• [DATA EXCERPT]:

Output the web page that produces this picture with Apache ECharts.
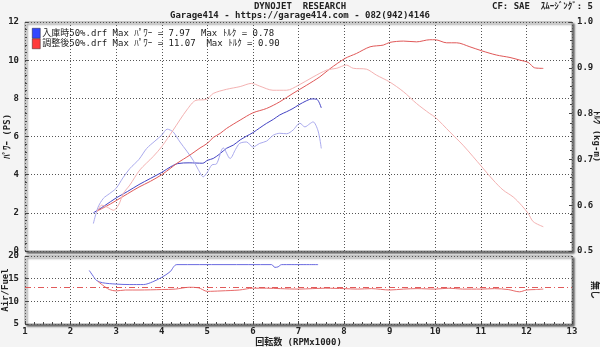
<!DOCTYPE html>
<html>
<head>
<meta charset="utf-8">
<script src="https://cdn.jsdelivr.net/npm/echarts@6/dist/echarts.min.js"></script>
<style>
  html, body { margin: 0; padding: 0; background: #f4f4f4; }
  #dyno { width: 600px; height: 347px; }
</style>
</head>
<body>
<div id="dyno"></div>
<script>
// run names and the max values printed in the legend
const runNames = ["入庫時50%.drf", "調整後50%.drf"];
const maxPower = ["7.97", "11.07"];
const maxTorque = ["0.78", "0.90"];

// [rpm x1000, PS]
const power1 = [[2.50,2.00],[2.75,2.38],[3.0,2.78],[3.25,3.12],[3.5,3.48],[3.75,3.8],[4.0,4.12],[4.2,4.42],
  [4.35,4.58],[4.6,4.62],[4.9,4.6],[5.0,4.75],[5.13,4.85],[5.28,5.1],[5.42,5.38],[5.57,5.55],[5.72,5.82],
  [5.86,6.02],[6.0,6.2],[6.15,6.45],[6.3,6.69],[6.45,6.9],[6.59,7.13],[6.74,7.3],[6.88,7.47],[7.0,7.65],
  [7.18,7.88],[7.3,7.97],[7.4,7.95],[7.45,7.8],[7.5,7.5]];
const power2 = [[2.58,2.1],[2.75,2.3],[3.0,2.64],[3.25,3.0],[3.5,3.35],[3.75,3.65],[4.0,4.0],[4.2,4.35],
  [4.33,4.59],[4.62,5.03],[4.84,5.4],[5.0,5.64],[5.13,5.95],[5.28,6.16],[5.42,6.42],[5.72,6.86],[6.0,7.24],
  [6.3,7.47],[6.59,7.82],[6.88,8.26],[7.18,8.69],[7.47,9.13],[7.69,9.55],[8.02,10.09],[8.27,10.35],
  [8.57,10.70],[8.86,10.79],[9.0,10.93],[9.3,11.0],[9.59,10.96],[9.88,11.07],[10.0,11.07],[10.25,10.91],
  [10.47,10.91],[10.76,10.70],[11.02,10.49],[11.34,10.27],[11.64,10.14],[11.86,10.0],[12.04,9.88],
  [12.18,9.60],[12.37,9.57]];

// [rpm x1000, kg-m]
const torque1 = [[2.50,0.560],[2.6,0.595],[2.72,0.615],[2.85,0.625],[3.0,0.637],[3.15,0.660],[3.3,0.680],
  [3.5,0.700],[3.67,0.724],[3.85,0.740],[4.0,0.753],[4.12,0.766],[4.25,0.760],[4.4,0.738],[4.55,0.718],
  [4.69,0.698],[4.8,0.678],[4.91,0.662],[5.0,0.672],[5.1,0.688],[5.2,0.690],[5.35,0.725],[5.5,0.702],
  [5.62,0.722],[5.71,0.735],[5.86,0.738],[6.0,0.727],[6.15,0.735],[6.3,0.740],[6.45,0.753],[6.59,0.757],
  [6.74,0.756],[6.88,0.764],[7.03,0.779],[7.14,0.771],[7.25,0.778],[7.32,0.782],[7.43,0.762],[7.5,0.724]];
const torque2 = [[2.58,0.585],[2.68,0.600],[2.8,0.596],[2.94,0.589],[3.05,0.600],[3.16,0.626],[3.3,0.644],
  [3.52,0.677],[3.81,0.706],[4.0,0.728],[4.25,0.764],[4.55,0.808],[4.75,0.829],[4.98,0.831],[5.13,0.844],
  [5.42,0.853],[5.72,0.859],[5.97,0.866],[6.15,0.860],[6.44,0.851],[6.74,0.851],[7.0,0.862],[7.32,0.880],
  [7.62,0.895],[7.84,0.899],[8.05,0.906],[8.20,0.899],[8.49,0.897],[8.71,0.884],[9.0,0.869],[9.30,0.848],
  [9.59,0.822],[9.88,0.800],[10.0,0.792],[10.32,0.760],[10.61,0.731],[10.83,0.706],[11.02,0.684],
  [11.27,0.655],[11.49,0.633],[11.71,0.618],[11.89,0.600],[12.04,0.582],[12.15,0.564],[12.37,0.553]];

// [rpm x1000, air/fuel]
const afr1 = [[2.41,16.8],[2.5,15.5],[2.57,14.6],[2.7,14.1],[3.0,13.8],[3.3,13.7],[3.6,13.7],[3.8,14.3],
  [4.0,15.3],[4.18,16.5],[4.33,18.1],[6.41,18.1],[6.48,17.5],[6.55,17.6],[6.63,18.1],[7.43,18.1]];
const afr2 = [[2.6,14.4],[2.7,13.6],[2.85,12.6],[3.0,12.3],[3.2,12.5],[3.5,12.5],[4.0,12.6],[4.3,12.7],
  [4.6,13.1],[4.8,13.0],[5.0,12.2],[5.3,12.3],[5.7,12.5],[6.0,12.9],[6.3,12.9],[6.6,12.8],[7.0,12.7],
  [7.3,12.8],[7.6,12.9],[8.0,12.8],[8.3,12.7],[8.6,12.8],[9.0,12.5],[9.3,12.7],[9.6,12.8],[10.0,12.7],
  [10.3,12.9],[10.6,12.7],[11.0,12.7],[11.3,12.8],[11.6,12.6],[11.85,12.1],[12.0,12.5],[12.2,12.6],[12.37,12.7]];
const afrTarget = 13.2;

const font = "'DejaVu Sans Mono', 'Noto Sans CJK JP', monospace";
const txt = { fontFamily: font, fontSize: 9, fontWeight: "bold", color: "#222" };
const dotted = { show: true, lineStyle: { color: "#555", type: [1, 2], width: 1 } };
const frame = {
  show: true, outerBoundsMode: "none", containLabel: false,
  backgroundColor: "#fff", borderColor: "#999", borderWidth: 1,
  shadowColor: "rgba(0,0,0,0.6)", shadowBlur: 2, shadowOffsetX: 2, shadowOffsetY: 2
};

const chart = echarts.init(document.getElementById("dyno"));
chart.setOption({
  animation: false,
  backgroundColor: "#f4f4f4",
  title: [
    {
      text: "DYNOJET  RESEARCH",
      subtext: "Garage414 - https://garage414.com - 082(942)4146",
      left: "center", top: -3, itemGap: 0,
      textStyle: txt, subtextStyle: txt
    },
    { text: "CF: SAE  ｽﾑｰｼﾞﾝｸﾞ: 5", right: 2, top: -3, textStyle: txt }
  ],
  legend: {
    orient: "vertical", left: 27, top: 23, itemGap: 0,
    itemWidth: 8, itemHeight: 10, icon: "rect",
    textStyle: { fontFamily: font, fontSize: 9, color: "#222", padding: [0, 0, 0, -3] },
    data: [
      { name: runNames[0], itemStyle: { color: "#3347ff", borderColor: "#223", borderWidth: 0.5 } },
      { name: runNames[1], itemStyle: { color: "#ff3a3a", borderColor: "#322", borderWidth: 0.5 } }
    ],
    formatter: function (n) {
      const i = runNames.indexOf(n);
      return n + " Max ﾊﾟﾜｰ = " + maxPower[i] + "  Max ﾄﾙｸ = " + maxTorque[i];
    },
    selectedMode: false
  },
  grid: [
    Object.assign({ left: 25, right: 28, top: 22, height: 229 }, frame),
    Object.assign({ left: 25, right: 28, top: 256, height: 68 }, frame)
  ],
  xAxis: [
    {
      gridIndex: 0, type: "value", min: 1, max: 13, interval: 1,
      axisLine: { show: false }, axisTick: { show: false }, axisLabel: { show: false },
      splitLine: dotted
    },
    {
      gridIndex: 1, type: "value", min: 1, max: 13, interval: 1,
      name: "回転数 (RPMx1000)", nameLocation: "middle", nameGap: 14,
      nameTextStyle: txt, nameMoveOverlap: false,
      axisLine: { show: false },
      axisTick: { show: true, inside: true, length: 3, lineStyle: { color: "#444" } },
      minorTick: { show: true, splitNumber: 5, length: 2, lineStyle: { color: "#444" } },
      axisLabel: Object.assign({ margin: 3 }, txt),
      splitLine: dotted
    }
  ],
  yAxis: [
    {
      gridIndex: 0, type: "value", min: 0, max: 12, interval: 2,
      name: "ﾊﾟﾜｰ (PS)", nameLocation: "middle", nameRotate: 90, nameGap: 13,
      nameTextStyle: txt, nameMoveOverlap: false,
      axisLine: { show: false },
      axisTick: { show: true, inside: true, length: 3, lineStyle: { color: "#444" } },
      minorTick: { show: true, splitNumber: 5, length: 2, lineStyle: { color: "#444" } },
      axisLabel: Object.assign({ margin: 6 }, txt),
      splitLine: dotted
    },
    {
      gridIndex: 0, type: "value", min: 0.5, max: 1.0, interval: 0.1, position: "right",
      name: "ﾄﾙｸ (kg-m)", nameLocation: "middle", nameRotate: -90, nameGap: 20,
      nameTextStyle: txt, nameMoveOverlap: false,
      axisLine: { show: false },
      axisTick: { show: true, inside: true, length: 3, lineStyle: { color: "#444" } },
      minorTick: { show: true, splitNumber: 5, length: 2, lineStyle: { color: "#444" } },
      axisLabel: Object.assign({ margin: 5, formatter: v => v.toFixed(1) }, txt),
      splitLine: { show: false }
    },
    {
      gridIndex: 1, type: "value", min: 5, max: 20, interval: 5,
      name: "Air/Fuel", nameLocation: "middle", nameRotate: 90, nameGap: 15,
      nameTextStyle: txt, nameMoveOverlap: false,
      axisLine: { show: false },
      axisTick: { show: true, inside: true, length: 3, lineStyle: { color: "#444" } },
      axisLabel: Object.assign({ margin: 6 }, txt),
      splitLine: dotted
    },
    {
      gridIndex: 1, type: "value", min: 5, max: 20, interval: 5, position: "right",
      name: "無し", nameLocation: "middle", nameRotate: -90, nameGap: 18,
      nameTextStyle: txt, nameMoveOverlap: false,
      axisLine: { show: false }, axisTick: { show: false }, axisLabel: { show: false },
      splitLine: { show: false }
    }
  ],
  series: [
    {
      name: runNames[0], type: "line", data: power1, xAxisIndex: 0, yAxisIndex: 0,
      showSymbol: false, smooth: 0.3, lineStyle: { width: 1, color: "#4343c4" }, itemStyle: { color: "#3347ff" }
    },
    {
      name: runNames[0], type: "line", data: torque1, xAxisIndex: 0, yAxisIndex: 1,
      showSymbol: false, smooth: 0.3, lineStyle: { width: 1, color: "#aaaaee" }, itemStyle: { color: "#3347ff" }
    },
    {
      name: runNames[1], type: "line", data: power2, xAxisIndex: 0, yAxisIndex: 0,
      showSymbol: false, smooth: 0.3, lineStyle: { width: 1, color: "#e05858" }, itemStyle: { color: "#ff3a3a" }
    },
    {
      name: runNames[1], type: "line", data: torque2, xAxisIndex: 0, yAxisIndex: 1,
      showSymbol: false, smooth: 0.3, lineStyle: { width: 1, color: "#f4b2b2" }, itemStyle: { color: "#ff3a3a" }
    },
    {
      name: runNames[0], type: "line", data: afr1, xAxisIndex: 1, yAxisIndex: 2,
      showSymbol: false, smooth: 0.3, lineStyle: { width: 1, color: "#6a6ae0" }, itemStyle: { color: "#3347ff" }
    },
    {
      name: runNames[1], type: "line", data: afr2, xAxisIndex: 1, yAxisIndex: 2,
      showSymbol: false, smooth: 0.3, lineStyle: { width: 1, color: "#e86a6a" }, itemStyle: { color: "#ff3a3a" },
      markLine: {
        silent: true, symbol: "none", label: { show: false },
        lineStyle: { color: "#e05a5a", type: [6, 3, 1, 3], width: 1 },
        data: [{ yAxis: afrTarget }]
      }
    }
  ]
});
</script>
</body>
</html>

• [PROBLEM]: Restate each line from the start of the listing through the line bearing "[12.18,9.60],[12.37,9.57]];" word for word. Drop the pictures.

• [WRITTEN RESPONSE]:
Output the web page that produces this picture with Apache ECharts.
<!DOCTYPE html>
<html>
<head>
<meta charset="utf-8">
<script src="https://cdn.jsdelivr.net/npm/echarts@6/dist/echarts.min.js"></script>
<style>
  html, body { margin: 0; padding: 0; background: #f4f4f4; }
  #dyno { width: 600px; height: 347px; }
</style>
</head>
<body>
<div id="dyno"></div>
<script>
// run names and the max values printed in the legend
const runNames = ["入庫時50%.drf", "調整後50%.drf"];
const maxPower = ["7.97", "11.07"];
const maxTorque = ["0.78", "0.90"];

// [rpm x1000, PS]
const power1 = [[2.50,2.00],[2.75,2.38],[3.0,2.78],[3.25,3.12],[3.5,3.48],[3.75,3.8],[4.0,4.12],[4.2,4.42],
  [4.35,4.58],[4.6,4.62],[4.9,4.6],[5.0,4.75],[5.13,4.85],[5.28,5.1],[5.42,5.38],[5.57,5.55],[5.72,5.82],
  [5.86,6.02],[6.0,6.2],[6.15,6.45],[6.3,6.69],[6.45,6.9],[6.59,7.13],[6.74,7.3],[6.88,7.47],[7.0,7.65],
  [7.18,7.88],[7.3,7.97],[7.4,7.95],[7.45,7.8],[7.5,7.5]];
const power2 = [[2.58,2.1],[2.75,2.3],[3.0,2.64],[3.25,3.0],[3.5,3.35],[3.75,3.65],[4.0,4.0],[4.2,4.35],
  [4.33,4.59],[4.62,5.03],[4.84,5.4],[5.0,5.64],[5.13,5.95],[5.28,6.16],[5.42,6.42],[5.72,6.86],[6.0,7.24],
  [6.3,7.47],[6.59,7.82],[6.88,8.26],[7.18,8.69],[7.47,9.13],[7.69,9.55],[8.02,10.09],[8.27,10.35],
  [8.57,10.70],[8.86,10.79],[9.0,10.93],[9.3,11.0],[9.59,10.96],[9.88,11.07],[10.0,11.07],[10.25,10.91],
  [10.47,10.91],[10.76,10.70],[11.02,10.49],[11.34,10.27],[11.64,10.14],[11.86,10.0],[12.04,9.88],
  [12.18,9.60],[12.37,9.57]];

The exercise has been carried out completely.